Stella was a patrol narcotics detection dog, and their work in South Korea consisted mainly of securing the perimeter of the base. “It’s a lot of walking through dormitories,” Monica explains. “Just like anywhere else, people are going to be people. There are drugs everywhere -- we weren’t really focused on the anti-terrorist aspect, we were policing the base.” Drugs are a bigger problem on military bases than the public realizes, ranging from marijuana to opiods to methamphetamines. For Stella and Monica, the job was to make the base safer for everyone, whether it was a bomb threat or the removal of drugs from the dorms.

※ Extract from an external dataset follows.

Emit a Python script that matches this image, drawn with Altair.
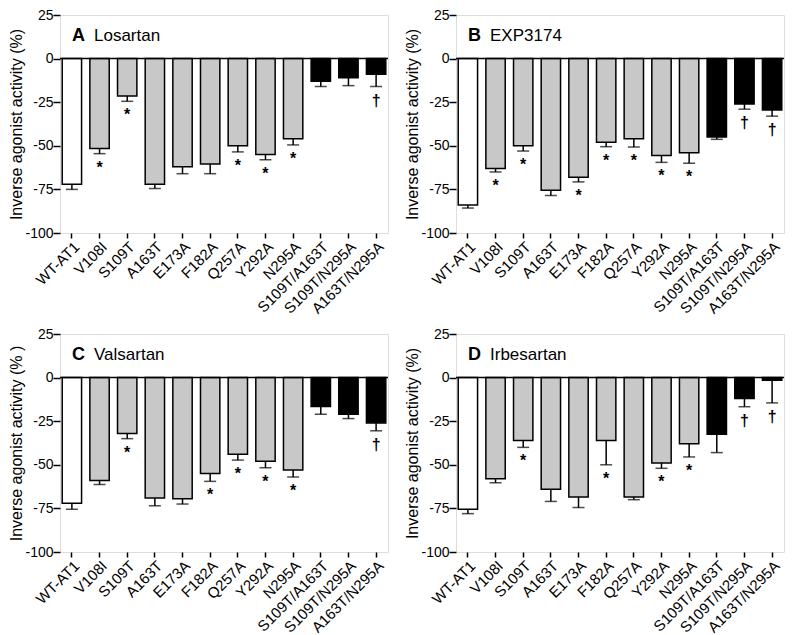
import altair as alt
import pandas as pd

categories = ["WT-AT1", "V108I", "S109T", "A163T", "E173A", "F182A", "Q257A",
              "Y292A", "N295A", "S109T/A163T", "S109T/N295A", "A163T/N295A"]
groups = ["wt", "single", "single", "single", "single", "single", "single",
          "single", "single", "double", "double", "double"]

# Panel A: Losartan
losartan_mean = [-72, -51.5, -21.5, -72, -62, -60.5, -50, -55, -46, -13, -11, -9]
losartan_sem = [3, 3, 3, 2.5, 4, 5.5, 3.5, 3, 3.5, 3, 4.5, 7]
losartan_sig = ["", "*", "*", "", "", "", "*", "*", "*", "", "", "†"]

# Panel B: EXP3174
exp_mean = [-84, -63, -50, -75.5, -68, -48, -46, -55.5, -54, -45, -26, -29.5]
exp_sem = [1.7, 2, 3, 3, 2.7, 2.5, 4.7, 4, 6, 1.3, 3, 3.5]
exp_sig = ["", "*", "*", "", "*", "*", "*", "*", "*", "", "†", "†"]

# Panel C: Valsartan
valsartan_mean = [-72, -59, -32, -69, -69.5, -55, -44, -48, -53, -16.5, -21, -26]
valsartan_sem = [3.5, 2.3, 3, 4.5, 3, 4.5, 3.3, 3.7, 4, 4.5, 2.5, 4.5]
valsartan_sig = ["", "", "*", "", "", "*", "*", "*", "*", "", "", "†"]

# Panel D: Irbesartan
irbesartan_mean = [-75.5, -58, -36, -64, -68.5, -36, -68.5, -49, -38, -32.5, -12, -1.5]
irbesartan_sem = [2.5, 2.3, 4, 7, 6, 14, 1.5, 3, 7.5, 10.5, 4.7, 13]
irbesartan_sig = ["", "", "*", "", "", "*", "", "*", "*", "", "†", "†"]

y_ticks = [-100, -75, -50, -25, 0, 25]
FONT = "Liberation Sans"
W, H = 328, 218


def panel(letter, name, mean, sem, sig, ytitle):
    df = pd.DataFrame({
        "mutant": categories,
        "group": groups,
        "value": mean,
        "sem": sem,
        "sig": sig,
    })
    df["low"] = df["value"] - df["sem"]
    base = alt.Chart(df)
    x = alt.X("mutant:N", sort=categories,
              scale=alt.Scale(paddingInner=0.3, paddingOuter=0.08),
              axis=alt.Axis(title=None, labelAngle=-45, labelFontSize=15,
                            labelFont=FONT, labelColor="black", tickColor="black",
                            tickWidth=1.5, tickSize=5, domain=False, labelPadding=1))
    y = alt.Y("value:Q", scale=alt.Scale(domain=[-100, 25], nice=False, zero=False),
              axis=alt.Axis(title=ytitle, values=y_ticks, grid=False,
                            labelExpr="datum.value + ''", labelFontSize=14,
                            labelFont=FONT, labelColor="black", tickColor="black",
                            tickWidth=1.5, tickSize=7, domain=False, labelPadding=0,
                            titleFont=FONT, titleFontSize=16, titleFontWeight="normal",
                            titleColor="black", titlePadding=0))
    bars = base.mark_bar(stroke="black", strokeWidth=1.5).encode(
        x=x, y=y,
        color=alt.Color("group:N", scale=alt.Scale(domain=["wt", "single", "double"],
                                                   range=["white", "#c8c8c8", "black"]),
                        legend=None))
    err = base.mark_rule(color="black", strokeWidth=1.5).encode(
        x=alt.X("mutant:N", sort=categories), y="value:Q", y2="low:Q")
    cap = base.mark_tick(color="black", thickness=1.5, size=12).encode(
        x=alt.X("mutant:N", sort=categories), y="low:Q")
    zero = alt.Chart(pd.DataFrame({"z": [0]})).mark_rule(color="black", strokeWidth=1.5).encode(
        y="z:Q")
    ann = base.transform_filter("datum.sig != ''").mark_text(
        baseline="top", fontSize=16, fontWeight="bold", font=FONT, color="black", dy=6).encode(
        x=alt.X("mutant:N", sort=categories), y="low:Q", text="sig:N")
    lab1 = alt.Chart(pd.DataFrame({"t": [letter]})).mark_text(
        align="left", baseline="alphabetic", fontSize=18, fontWeight="bold", font=FONT,
        color="black").encode(x=alt.value(12), y=alt.value(26), text="t:N")
    lab2 = alt.Chart(pd.DataFrame({"t": [name]})).mark_text(
        align="left", baseline="alphabetic", fontSize=17, font=FONT,
        color="black").encode(x=alt.value(34), y=alt.value(26), text="t:N")
    return alt.layer(bars, zero, err, cap, ann, lab1, lab2).properties(width=W, height=H)


yt = "Inverse agonist activity (%)"
pA = panel("A", "Losartan", losartan_mean, losartan_sem, losartan_sig, yt)
pB = panel("B", "EXP3174", exp_mean, exp_sem, exp_sig, yt)
pC = panel("C", "Valsartan", valsartan_mean, valsartan_sem, valsartan_sig,
           "Inverse agonist activity (% )")
pD = panel("D", "Irbesartan", irbesartan_mean, irbesartan_sem, irbesartan_sig, yt)

chart = alt.vconcat(
    alt.hconcat(pA, pB, spacing=14),
    alt.hconcat(pC, pD, spacing=14),
    spacing=9,
).properties(padding={"left": 0, "top": -1, "right": 0, "bottom": 0}).configure_view(
    stroke="black", strokeWidth=2
).configure(font=FONT)

chart.save("out.html", embed_options={"renderer": "svg", "actions": False})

As if Stella wasn’t talented enough, she's also trained to detect people from up to 250 yards away and has a higher than usual sense of hearing and seeing at night. What’s so great about this? “Let’s say our base were to be invaded,” Monica says. If it was the middle of the night, she and Stella can post on the perimeter and detect the enemy well before anyone else. Again -- the safer the base, the better.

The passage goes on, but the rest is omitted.